The release of “AMI AYA BOOK”, published in 2010, just after a couple years of moving to Tokyo, sold 40 000 copies, with an initial print of 30,000 copies and the additional print of 10 000 copies, held a perspective the twins were somewhat more substantial than the stars of the moment only. The achievement was a remarkable record for amateur sisters breaking boundaries between Harajuku and Shibuya with their original creativity in hair and makeup. With time, Ami and Aya became the icons of Tokyo’s revolutionised fashion scene. Eventually, the community of their official website AMIAYA, where the sisters shared their looks and style tips, grew immensely, to the point where it reached 1.45 million page views per day.
Photo: Ko-Ta Shouji
Both sisters address their attraction to beautiful things ever since early childhood, usually manifesting in a form of clothes, or finding curiosity in creating matching looks for each other. The desire to become artists was always there, and modeling later in life for street style shots and magazines, step by step, only accelerated the process of creating their own brand through constant expression, resulting in the ability to finally form their own codes. Their concept of style revolves around the TOKYO POP theme - mixing the fashion of Tokyo, which is completely free from of self-expression, with their own attitude.
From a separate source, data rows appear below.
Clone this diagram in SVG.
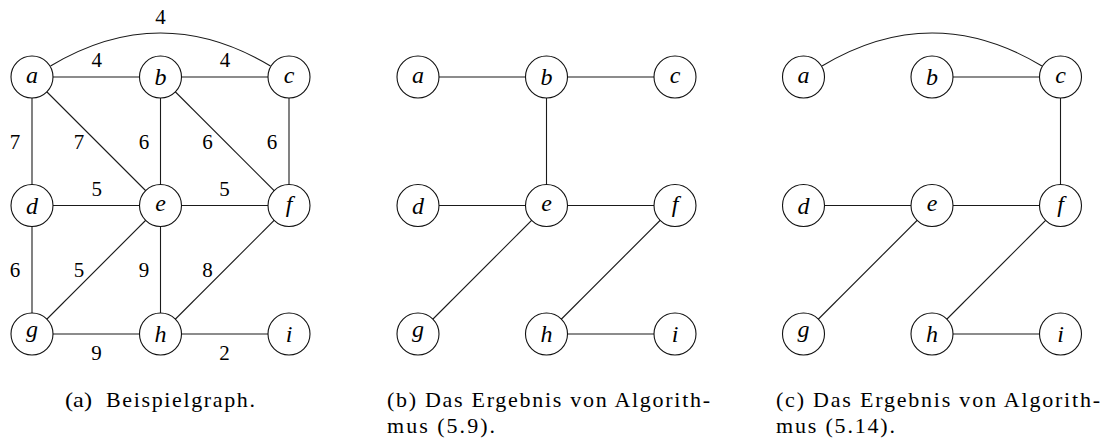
<svg xmlns="http://www.w3.org/2000/svg" width="1105" height="441" viewBox="0 0 1105 441">
<defs>
  <circle id="nd" r="21" fill="#fff" stroke="#111" stroke-width="1.1"/>
</defs>
<rect width="1105" height="441" fill="#fff"/>

<!-- connectors -->
<g id="connectors" stroke="#1a1a1a" stroke-width="1.1" fill="none">
  <path d="M50.5,66 Q160.5,0 270.5,66"/>
  <line x1="32" y1="77" x2="160.5" y2="77"/>
  <line x1="160.5" y1="77" x2="289" y2="77"/>
  <line x1="32" y1="77" x2="32" y2="205.5"/>
  <line x1="32" y1="77" x2="160.5" y2="205.5"/>
  <line x1="160.5" y1="77" x2="160.5" y2="205.5"/>
  <line x1="160.5" y1="77" x2="289" y2="205.5"/>
  <line x1="289" y1="77" x2="289" y2="205.5"/>
  <line x1="32" y1="205.5" x2="160.5" y2="205.5"/>
  <line x1="160.5" y1="205.5" x2="289" y2="205.5"/>
  <line x1="32" y1="205.5" x2="32" y2="334"/>
  <line x1="160.5" y1="205.5" x2="32" y2="334"/>
  <line x1="160.5" y1="205.5" x2="160.5" y2="334"/>
  <line x1="289" y1="205.5" x2="160.5" y2="334"/>
  <line x1="32" y1="334" x2="160.5" y2="334"/>
  <line x1="160.5" y1="334" x2="289" y2="334"/>
  <line x1="418" y1="77" x2="546.5" y2="77"/>
  <line x1="546.5" y1="77" x2="675" y2="77"/>
  <line x1="546.5" y1="77" x2="546.5" y2="205.5"/>
  <line x1="418" y1="205.5" x2="546.5" y2="205.5"/>
  <line x1="546.5" y1="205.5" x2="675" y2="205.5"/>
  <line x1="546.5" y1="205.5" x2="418" y2="334"/>
  <line x1="675" y1="205.5" x2="546.5" y2="334"/>
  <line x1="546.5" y1="334" x2="675" y2="334"/>
  <path d="M822,66 Q932,0 1042,66"/>
  <line x1="932" y1="77" x2="1060.5" y2="77"/>
  <line x1="1060.5" y1="77" x2="1060.5" y2="205.5"/>
  <line x1="803.5" y1="205.5" x2="932" y2="205.5"/>
  <line x1="932" y1="205.5" x2="1060.5" y2="205.5"/>
  <line x1="932" y1="205.5" x2="803.5" y2="334"/>
  <line x1="1060.5" y1="205.5" x2="932" y2="334"/>
  <line x1="932" y1="334" x2="1060.5" y2="334"/>
</g>

<g id="weights" text-anchor="middle">
  <text x="160.5" y="24" font-family="Liberation Serif" font-size="21">4</text>
  <text x="96.7" y="67" font-family="Liberation Serif" font-size="21">4</text>
  <text x="225" y="67" font-family="Liberation Serif" font-size="21">4</text>
  <text x="15" y="149" font-family="Liberation Serif" font-size="21">7</text>
  <text x="79" y="149" font-family="Liberation Serif" font-size="21">7</text>
  <text x="144" y="149" font-family="Liberation Serif" font-size="21">6</text>
  <text x="207.5" y="149" font-family="Liberation Serif" font-size="21">6</text>
  <text x="272" y="149" font-family="Liberation Serif" font-size="21">6</text>
  <text x="96.7" y="196" font-family="Liberation Serif" font-size="21">5</text>
  <text x="224.5" y="196" font-family="Liberation Serif" font-size="21">5</text>
  <text x="15" y="277" font-family="Liberation Serif" font-size="21">6</text>
  <text x="79" y="277" font-family="Liberation Serif" font-size="21">5</text>
  <text x="144" y="277" font-family="Liberation Serif" font-size="21">9</text>
  <text x="207.5" y="277" font-family="Liberation Serif" font-size="21">8</text>
  <text x="96.5" y="360" font-family="Liberation Serif" font-size="21">9</text>
  <text x="224.5" y="360" font-family="Liberation Serif" font-size="21">2</text>
</g>

<g id="nodes" text-anchor="middle">
<g id="a-a"><use href="#nd" x="32" y="77"/><text x="32" y="82.5" font-family="Liberation Serif" font-style="italic" font-size="24">a</text></g>
<g id="a-b"><use href="#nd" x="160.5" y="77"/><text x="160.5" y="85" font-family="Liberation Serif" font-style="italic" font-size="24">b</text></g>
<g id="a-c"><use href="#nd" x="289" y="77"/><text x="289" y="82.5" font-family="Liberation Serif" font-style="italic" font-size="24">c</text></g>
<g id="a-d"><use href="#nd" x="32" y="205.5"/><text x="32" y="213.5" font-family="Liberation Serif" font-style="italic" font-size="24">d</text></g>
<g id="a-e"><use href="#nd" x="160.5" y="205.5"/><text x="160.5" y="211" font-family="Liberation Serif" font-style="italic" font-size="24">e</text></g>
<g id="a-f"><use href="#nd" x="289" y="205.5"/><text x="289" y="211.5" font-family="Liberation Serif" font-style="italic" font-size="24">f</text></g>
<g id="a-g"><use href="#nd" x="32" y="334"/><text x="32" y="337" font-family="Liberation Serif" font-style="italic" font-size="24">g</text></g>
<g id="a-h"><use href="#nd" x="160.5" y="334"/><text x="160.5" y="342" font-family="Liberation Serif" font-style="italic" font-size="24">h</text></g>
<g id="a-i"><use href="#nd" x="289" y="334"/><text x="289" y="341.5" font-family="Liberation Serif" font-style="italic" font-size="24">i</text></g>

<g id="b-a"><use href="#nd" x="418" y="77"/><text x="418" y="82.5" font-family="Liberation Serif" font-style="italic" font-size="24">a</text></g>
<g id="b-b"><use href="#nd" x="546.5" y="77"/><text x="546.5" y="85" font-family="Liberation Serif" font-style="italic" font-size="24">b</text></g>
<g id="b-c"><use href="#nd" x="675" y="77"/><text x="675" y="82.5" font-family="Liberation Serif" font-style="italic" font-size="24">c</text></g>
<g id="b-d"><use href="#nd" x="418" y="205.5"/><text x="418" y="213.5" font-family="Liberation Serif" font-style="italic" font-size="24">d</text></g>
<g id="b-e"><use href="#nd" x="546.5" y="205.5"/><text x="546.5" y="211" font-family="Liberation Serif" font-style="italic" font-size="24">e</text></g>
<g id="b-f"><use href="#nd" x="675" y="205.5"/><text x="675" y="211.5" font-family="Liberation Serif" font-style="italic" font-size="24">f</text></g>
<g id="b-g"><use href="#nd" x="418" y="334"/><text x="418" y="337" font-family="Liberation Serif" font-style="italic" font-size="24">g</text></g>
<g id="b-h"><use href="#nd" x="546.5" y="334"/><text x="546.5" y="342" font-family="Liberation Serif" font-style="italic" font-size="24">h</text></g>
<g id="b-i"><use href="#nd" x="675" y="334"/><text x="675" y="341.5" font-family="Liberation Serif" font-style="italic" font-size="24">i</text></g>

<g id="c-a"><use href="#nd" x="803.5" y="77"/><text x="803.5" y="82.5" font-family="Liberation Serif" font-style="italic" font-size="24">a</text></g>
<g id="c-b"><use href="#nd" x="932" y="77"/><text x="932" y="85" font-family="Liberation Serif" font-style="italic" font-size="24">b</text></g>
<g id="c-c"><use href="#nd" x="1060.5" y="77"/><text x="1060.5" y="82.5" font-family="Liberation Serif" font-style="italic" font-size="24">c</text></g>
<g id="c-d"><use href="#nd" x="803.5" y="205.5"/><text x="803.5" y="213.5" font-family="Liberation Serif" font-style="italic" font-size="24">d</text></g>
<g id="c-e"><use href="#nd" x="932" y="205.5"/><text x="932" y="211" font-family="Liberation Serif" font-style="italic" font-size="24">e</text></g>
<g id="c-f"><use href="#nd" x="1060.5" y="205.5"/><text x="1060.5" y="211.5" font-family="Liberation Serif" font-style="italic" font-size="24">f</text></g>
<g id="c-g"><use href="#nd" x="803.5" y="334"/><text x="803.5" y="337" font-family="Liberation Serif" font-style="italic" font-size="24">g</text></g>
<g id="c-h"><use href="#nd" x="932" y="334"/><text x="932" y="342" font-family="Liberation Serif" font-style="italic" font-size="24">h</text></g>
<g id="c-i"><use href="#nd" x="1060.5" y="334"/><text x="1060.5" y="341.5" font-family="Liberation Serif" font-style="italic" font-size="24">i</text></g>
</g>

<g id="captions">
  <text x="65" y="407" font-family="Liberation Serif" font-size="22" textLength="27" lengthAdjust="spacingAndGlyphs">(a)</text>
  <text x="106" y="407" font-family="Liberation Serif" font-size="22" textLength="149" lengthAdjust="spacing">Beispielgraph.</text>
  <text x="387" y="407" font-family="Liberation Serif" font-size="22" textLength="323" lengthAdjust="spacing">(b) Das Ergebnis von Algorith-</text>
  <text x="387" y="433" font-family="Liberation Serif" font-size="22" textLength="108" lengthAdjust="spacing">mus (5.9).</text>
  <text x="776" y="407" font-family="Liberation Serif" font-size="22" textLength="324" lengthAdjust="spacing">(c) Das Ergebnis von Algorith-</text>
  <text x="776" y="433" font-family="Liberation Serif" font-size="22" textLength="119" lengthAdjust="spacing">mus (5.14).</text>
</g>
</svg>
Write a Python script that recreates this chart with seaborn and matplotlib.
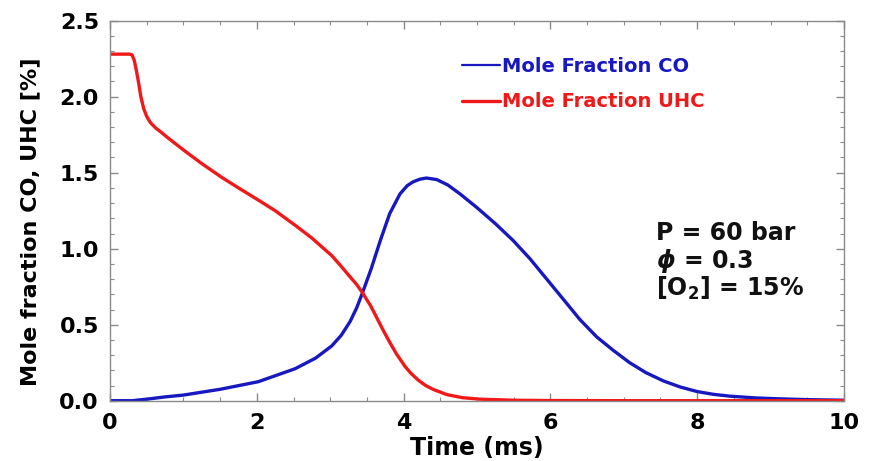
import numpy as np
import pandas as pd
import matplotlib
matplotlib.use("Agg")
import matplotlib.pyplot as plt
import seaborn as sns
from matplotlib.ticker import MultipleLocator, FormatStrFormatter
from matplotlib.lines import Line2D

# ---- data ----
time_uhc = [0, 0.27, 0.30, 0.33, 0.36, 0.39, 0.42, 0.46, 0.5, 0.55, 0.62, 0.7, 0.8, 1.0,
            1.25, 1.52, 1.75, 2.02, 2.25, 2.52, 2.75, 3.02, 3.13, 3.27, 3.36, 3.44, 3.55,
            3.63, 3.72, 3.81, 3.9, 4.02, 4.1, 4.2, 4.3, 4.4, 4.59, 4.8, 5.04, 5.5, 6, 7, 8, 9, 10]
mole_uhc = [2.28, 2.28, 2.275, 2.24, 2.17, 2.09, 2.0, 1.92, 1.87, 1.83, 1.795, 1.765, 1.725, 1.65,
            1.56, 1.47, 1.40, 1.32, 1.25, 1.155, 1.07, 0.955, 0.895, 0.815, 0.765, 0.71, 0.625,
            0.55, 0.465, 0.385, 0.31, 0.225, 0.18, 0.135, 0.10, 0.075, 0.04, 0.02, 0.01,
            0.003, 0.001, 0, 0, 0, 0]

time_co = [0, 0.3, 0.5, 0.75, 1.0, 1.5, 2.02, 2.52, 2.8, 3.02, 3.15, 3.27, 3.36, 3.44, 3.56,
           3.68, 3.81, 3.95, 4.05, 4.13, 4.22, 4.31, 4.45, 4.6, 4.77, 5.0, 5.25, 5.49, 5.72,
           5.95, 6.18, 6.4, 6.63, 6.86, 7.08, 7.3, 7.54, 7.77, 8.0, 8.22, 8.44, 8.8, 9.13,
           9.5, 10]
mole_co = [0, 0, 0.01, 0.025, 0.037, 0.075, 0.125, 0.21, 0.28, 0.36, 0.43, 0.52, 0.61, 0.71,
           0.87, 1.05, 1.23, 1.36, 1.415, 1.44, 1.457, 1.465, 1.455, 1.42, 1.36, 1.27, 1.165,
           1.055, 0.935, 0.80, 0.665, 0.535, 0.42, 0.33, 0.25, 0.185, 0.13, 0.09, 0.06, 0.042,
           0.03, 0.018, 0.012, 0.007, 0.003]

series_names = ["Mole Fraction CO", "Mole Fraction UHC"]
annot_lines = ["P = 60 bar", r"$\mathit{\phi}$ = 0.3", r"[O$_2$] = 15%"]

df = pd.concat([
    pd.DataFrame({"Time": time_co, "Mole": mole_co, "series": series_names[0]}),
    pd.DataFrame({"Time": time_uhc, "Mole": mole_uhc, "series": series_names[1]}),
])

sns.set_theme(style="ticks")
plt.rcParams["font.family"] = ["DejaVu Sans"]
plt.rcParams["font.weight"] = "bold"
plt.rcParams["mathtext.default"] = "bf"
plt.rcParams["text.color"] = "black"
plt.rcParams["axes.labelcolor"] = "black"
plt.rcParams["xtick.labelcolor"] = "black"
plt.rcParams["ytick.labelcolor"] = "black"

blue = "#1818c0"
red = "#f01818"

fig = plt.figure(figsize=(8.69, 4.61), dpi=100)
ax = fig.add_axes([0.1266, 0.1308, 0.8446, 0.8243])

sns.lineplot(data=df, x="Time", y="Mole", hue="series",
             palette={series_names[0]: blue, series_names[1]: red},
             linewidth=2.4, sort=True, estimator=None, ax=ax, legend=False)

ax.set_xlim(0, 10)
ax.set_ylim(0, 2.5)
ax.xaxis.set_major_locator(MultipleLocator(2))
ax.xaxis.set_minor_locator(MultipleLocator(0.5))
ax.yaxis.set_major_locator(MultipleLocator(0.5))
ax.yaxis.set_minor_locator(MultipleLocator(0.1))
ax.xaxis.set_major_formatter(FormatStrFormatter("%d"))
ax.yaxis.set_major_formatter(FormatStrFormatter("%.1f"))

for s in ax.spines.values():
    s.set_color("#8a8a8a")
    s.set_linewidth(1.0)
    s.set_visible(True)
ax.tick_params(which="both", direction="in", top=True, right=True, color="#8a8a8a")
ax.tick_params(which="major", length=6, width=1.0)
ax.tick_params(which="minor", length=3, width=0.8)
ax.tick_params(axis="x", which="major", labelsize=16, pad=9, labelcolor="black")
ax.tick_params(axis="y", which="major", labelsize=16, pad=8, labelcolor="black")
for lab in ax.get_xticklabels() + ax.get_yticklabels():
    lab.set_fontweight("bold")

ax.set_xlabel("Time (ms)", fontsize=17, fontweight="bold", labelpad=2, color="black")
ax.set_ylabel("Mole fraction CO, UHC [%]", fontsize=16, fontweight="bold", color="black")
ax.yaxis.set_label_coords(-0.095, 0.47)

handles = [Line2D([], [], color=blue, lw=1.6), Line2D([], [], color=red, lw=2.4)]
leg = ax.legend(handles, series_names, loc="upper left", bbox_to_anchor=(0.479, 0.905),
                frameon=False, fontsize=14, handlelength=2.0, handletextpad=0.1,
                labelspacing=0.85, borderpad=0, borderaxespad=0)
for txt, c in zip(leg.get_texts(), [blue, red]):
    txt.set_color(c)
    txt.set_fontweight("bold")

for i, line in enumerate(annot_lines):
    ax.text(7.44, 1.06 - i * 0.185, line, fontsize=17, fontweight="bold",
            ha="left", va="baseline", color="#111111")

fig.savefig("out.png", dpi=100)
It comes by no surprise Ami and Aya’s apparel brand, jouetie, is as playful and colourful as the sisters themselves. Made from a French word ‘joue’, meaning toys, and word ‘tie’ that sisters thought of themselves, jouetie is cohesive to the feeling that brings the excitement and anticipation you get opening a toy box as a child. The aim behind AMIAYA’s brand is to never lose the feeling of a playful heart, with a hope to break the mundanity of everyday life. The design of jouetie’s pieces are based on street style, mixing of colours and vintage silhouettes to create something that has never been seen before.
Ami and Aya approach music as a way to express certain things they cannot through fashion, but advocating same style freedom and breaking boundaries. The twins are also recording artists, having landed a record deal with Universal Musicʼs Far Eastern Tribe Records in 2013. They have released their mini album “TOKYO POP”, that led to a strong Asian following. Their music is punchy but sweet, Pop/Rock with touches of Electro and a sense of Ska here and there. Only listening to “PLAY THAT MUSIC”, for instance, gives a clear an idea of what Ami and Aya’s music is all about.
Photo: Ko-Ta Shouji
Handling everything, from songwriting, directing music videos, styling outfits and hair, completely by themselves ever since the beginning, leaves sisters with barely no spare time, but once Ami and Aya have spare time off, it is dedicated to their family and friends.
Travel is the most important thing fuelling Ami and Aya’s inspiration, whether locally or overseas. Both sisters love exploring the United States, but nothing compares to London, where everything from culture to music is extremely stimulating, the freedom of people who enjoy their style in such a unique way. Going to new places, meeting new people from whom they can learn, listening to old bands or watching old movies.
Having each other by their side was and continues to be an advantage to move forward through the hard times, ever since they became independent in such metropolis that Tokyo is, fourteen years ago. Going towards your dream hand in hand with someone who is your best friend and a sibling simultaneously, someone who will never betray you, helped immensely.
Ami and Aya says they have completely different personalities despite dozen of similarities, especially when it comes to love and relationships, the attitude splits in two. Aya admits the only disadvantage is that Ami is much more reliable, therefore she relies on her older sister’s abilities too often. However, the twins’ future career goals are completely aligned, perhaps that being the reason to their continuous success. Focusing on current strengths - is what sisters aim to do - moving further in music, exploring their limits in the industry and establishing themselves in the fashion industry as fashion icons, not only in Japan, but internationally, too.
The 29-year-old twins made a major career change only recently from budding Japanese pop stars to fashion week sensations, too. Up until this moment one of their biggest modelling moments to date was when they walked for Dolce & Gabbana SS18 show alongside other international fashion influencers with an audience of the industry’s most recognisable names. The sisters are as well front row attendees at Dior, Prada, Gucci, Fendi, Moschino amongst other international brands in all four fashion capitals.
The talented duo’s two Instagram(s) accounts - where they post to their combined following of 307,000 - are visual diaries of their lives and other entrepreneurial events. It is also a place to discover adorable twinning moments, and most importantly, look for style inspiration.
The sisters says Madonna and Andy Warhol are their biggest influences, however, if they could trade places with anyone, without a doubt it would be Tinkerbell. Only for a chance to live a fantasy where the real fairies live.